Check that user namespace is working properly

Mitigate Denial of Service By Limiting Resource Usage
With cgroups we can easily limit the system resources (CPU, RAM, storage) available for a specific container.
Example:
docker run -it --cpus 1 --memory 512Mb ubuntu
Seccomp & Apparmor - The Runtime Guardians
While the above steps applies to most of the containers and situations, the generation of a Seccomp and Apparmor profiles are very dependent on the specific container. Enforcing these kernel features for a target container is based on trial & error, mixed with multiple time consuming attempts.
It was disappointing to realize the lack of a decent documentation on how to easily configure both profiles for Docker containers, but as usual, open source projects are out there, waiting for help out.
Seccomp Profile Generation
Similar to the principle of least privilege, we can restrict the system calls that are available in the container. Whilst the default seccomp profile already prevent the use of 50 syscalls out of more than 300 existing, with a carefully generated and tested custom profile we can surely minimize the attack surface.
Example of seccomp profile file

To generate a seccomp profile the general advice is to use strace to keep track of the system calls executed runtime by the container. However, strace happens to 'miss' some syscalls and thus requiring a lot of troubleshooting. The easiest solution I have found is to use the tool available at https://github.com/antitree/syscall2seccomp and follow the "Example with Sysdig" steps. Let your container run and try to cover the flows (in my case it was easy since the CSPlogger does very few things). Stop it, let the tool generate the seccomp profile and finally run your container with the option:
--security-option seccomp="your_profile"
In the seccomp profile created for CSPlogger, I managed to whitelist only 80/300 system calls without impacting the capability of the application shipped within the container.
Please note the risk that if an unexpected system call is executed in the container, the whole container will be immediately terminated.
Apparmor Profile Generation
An even more better hardening is achieved by enforcing a good Apparmor profile.
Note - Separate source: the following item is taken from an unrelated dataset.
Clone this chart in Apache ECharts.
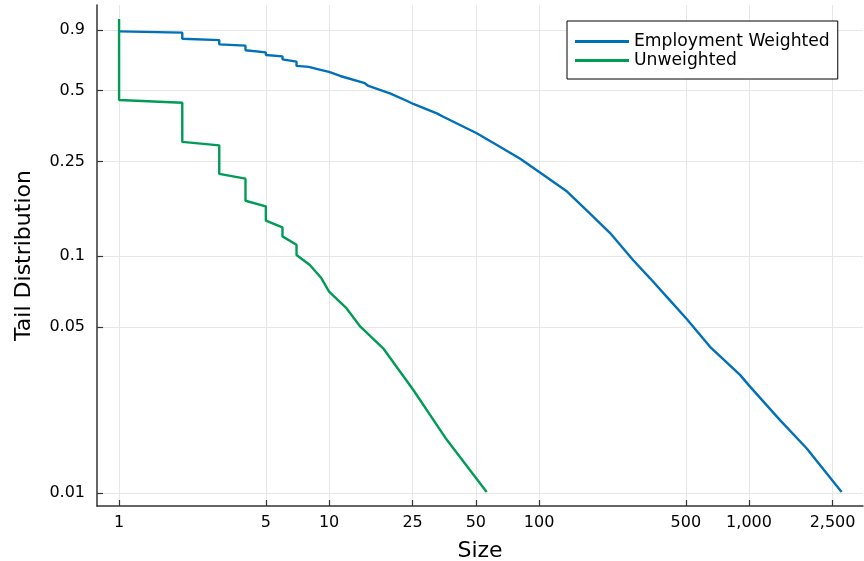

You can use Apparmor (a Mandatory Access Control feature) to further limit the attack surface by whitelisting only the commands strictly necessary and disabling writing and reading to directory not normally use by the applications deployed in the container.
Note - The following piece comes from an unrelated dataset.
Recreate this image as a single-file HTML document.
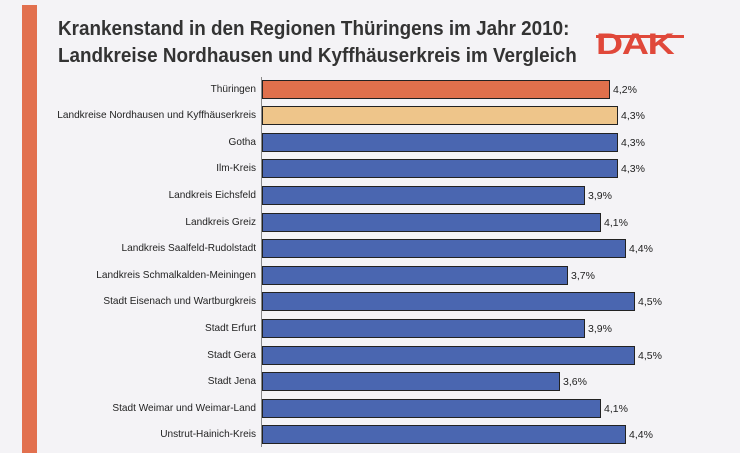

To ease the process of generating the profile, a good start point is the sample profile available here https://github.com/genuinetools/bane and to use the tool bane to convert from that .toml format to the more obscure one used in Apparmor:
~/go/bin/bane   [file].toml
And now let's do a quick test introducing a remote code execution in the CSPlogger app and trying to execute commands in the container:
Backdoor
Without Apparmor profile applied the command is executed
Apparmor blocked the command

What's Next?
If you deploy your container within a orchestration platform there are additional steps like verifying the security compliance of the platform itself, create ad hoc network security policies and deploying a centralized log management system.
That's a whole world of new security challenges to face.